Similar versions of bills often are introduced in the House and the Senate at approximately the same time, especially if the issues they address are considered to be important. The vast majority of bills never make it out of committee, and those that survive have a complex obstacle course to run before they become laws.  


Every bill must be introduced in the House and Senate by a member of that body. Any member of the House simply may hand a bill to a clerk or drop it in a "hopper". In the Senate the presiding officer must recognize the member and announce the bill's introduction. House bills bear the prefix "H.R.", and Senate bills begin with the prefix "S." If a bill is not passed by both houses and signed by the president within the life of one Congress, it is dead and must by president again during the next Congress.

In addition to bills Congress can pass resolutions, which come in several types:

  • A simple resolution is passed by either the House or the Senate, and usually establishes rules, regulations, or practices that do not have the force of law. For example, a resolution may be passed congratulating a staff member for doing a good job or having an anniversary. Sometimes simple resolutions set the rules under which each body operates.

  • A concurrent resolution comes from both houses, and often settles housekeeping and procedural matters that affect both houses. Simple and concurrent resolutions are not signed by the president and do not have the force of law.

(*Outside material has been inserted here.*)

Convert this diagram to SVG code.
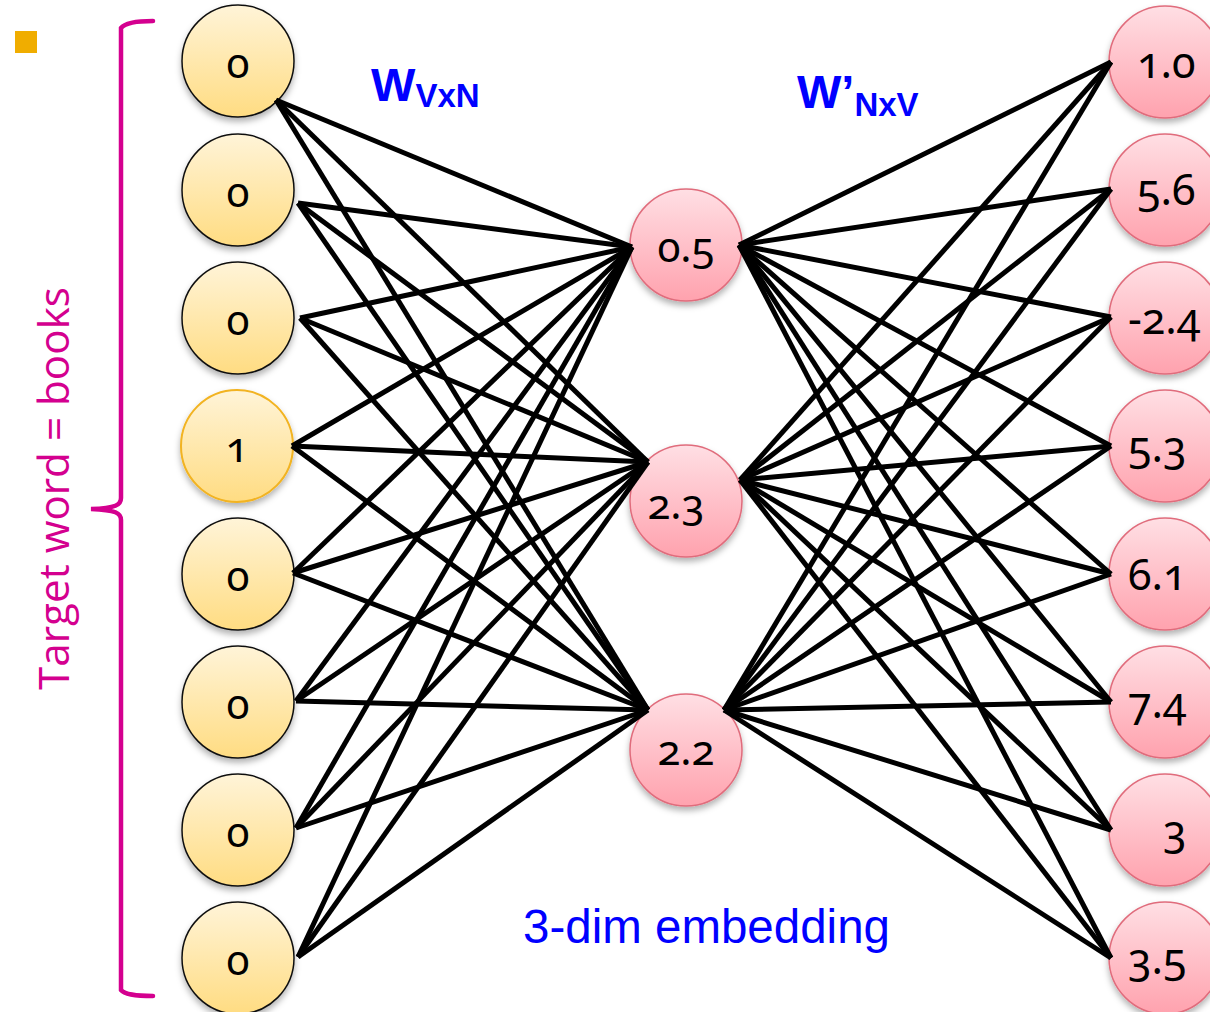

  • A joint resolution requires the approval of both houses and the signature of the president, and is essentially the same as a law. Joint resolutions are sometimes passed when the houses of Congress react to an important issue that needs immediate attention. For example, after the terrorist attacks on New York and Washington on September 11, 2001, Congress passed a joint resolution condemning the attacks and authorizing President George. W. Bush to take preliminary military actions.


After introduction, a bill is referred to committee, whether in the House or the Senate. The Constitution requires that "all bills for raising revenue shall originate in the House of Representative," but the Senate can amend bills almost beyond recognition. However, because of this special power, the committee in the House that handles revenue legislation - the Ways and Means - is particularly powerful.

Most bills die in committee, especially if they are only introduced to satisfy constituents or get publicity for the member of Congress that introduces it. In the House a discharge petition may be signed by 218 members to bring it to the floor, but the vast majority of bills are referred to the floor only after committee recommendation.  


For a bill to come before either house, it must first be placed on a calendar: five in the House, and two in the Senate.

 The Congressional Calendars are as follows:


  • Union Calendar - Bills to raise revenue of spend money

  • House Calendar – Non money bills of major importance

  • Private Calendar - private bills that do not affect the general welfare

  • Consent Calendar - Noncontroversial bills

  • Discharge Calendar - Discharge petitions


  • Executive calendar - Presidential nominations, proposed treaties

  • Calendar of Business - all legislation

Before a bill can go to the floor in the House of Representatives, it must first go to the Rules Committee that sets time limits and amendment regulations for the debate. Bills in the Senate go straight from committee to the floor.


Important bills in the House, including all bills of revenue, must first be referred to a Committee of the Whole that sits on the floor, but is directed by the chairman of the sponsoring committee. The quorum is not the usual 218 members, but 100 members, and the debate is conducted by the committee chairman. Sometimes bills are significantly altered, but usually the bill goes to the full floor, where the Speaker presides, and debate is guided by more formal rules. The bills are not changed drastically, largely because many are debated under closed rules. If amendments are allowed, they must be germane, or relevant to the topic of the bill.

Bills in the Senate go directly to the floor where they are debated much less formally than in the House. Senators may speak for as long as they wish, which leads more and more frequently to a filibuster, the practice of talking a bill to death. Although one-man filibusters are dramatic, usually several senators who oppose a bill will agree together to block legislation through delay tactics, such as having the roll called over and over again. A filibuster may be stopped by a cloture, in which three-fifths of the entire Senate membership must vote to stop debate. For example, Democratic senators have filibustered several of Republican President George W. Bush’s nominees to the judiciary, resulting in those judgeships going unfilled. No limit exists on amendments, so riders, or nongermane provisions, or often added to bills from the floor. A bill with many riders is known as a Christmas-tree bill, and usually occurs because individual senators are trying to attach their favorite ideas or benefits to their states.


Voting is also more formal in the House than in the Senate. House members may vote according to several procedures:

  • teller vote, in which members file past the clerk, first the "yeas" and then the "nays"

  • voice vote, in which they simply shout "yea" or "nay".

  • division vote, in which members stand to be counted

  • roll call vote which consists of people answering "yea" or "nay" to their names. A roll call vote can be called for by one-fifth of the House membership.

  • electronic voting, that permits each members to insert a plastic card in a slot to record his or her vote. This form is the most commonly one today.

The Senate basically votes in the same ways, but it does not have an electronic voting system.


If a bill is passed by one House and not the other, it dies. If a bill is not approved by both houses before the end of a Congress, it must begin all over again in the next Congress if it is to be passed at all. When the House and the Senate cannot resolve similar bills through informal agreements, the two versions of the bill must go to conference committee, whose members are selected from both the House and the Senate. Compromise versions are sent back to each chamber for final approval.


A bill approved by both houses is sent to the president who can either sign it or veto it. If the president vetoes it, the veto may be overridden by two-thirds of both houses. The president has ten days to act on a proposed piece of legislation. If he receives a bill within ten days of the adjournment of the Congress, he may simply not respond and the bill will die. This practice is called a pocket veto.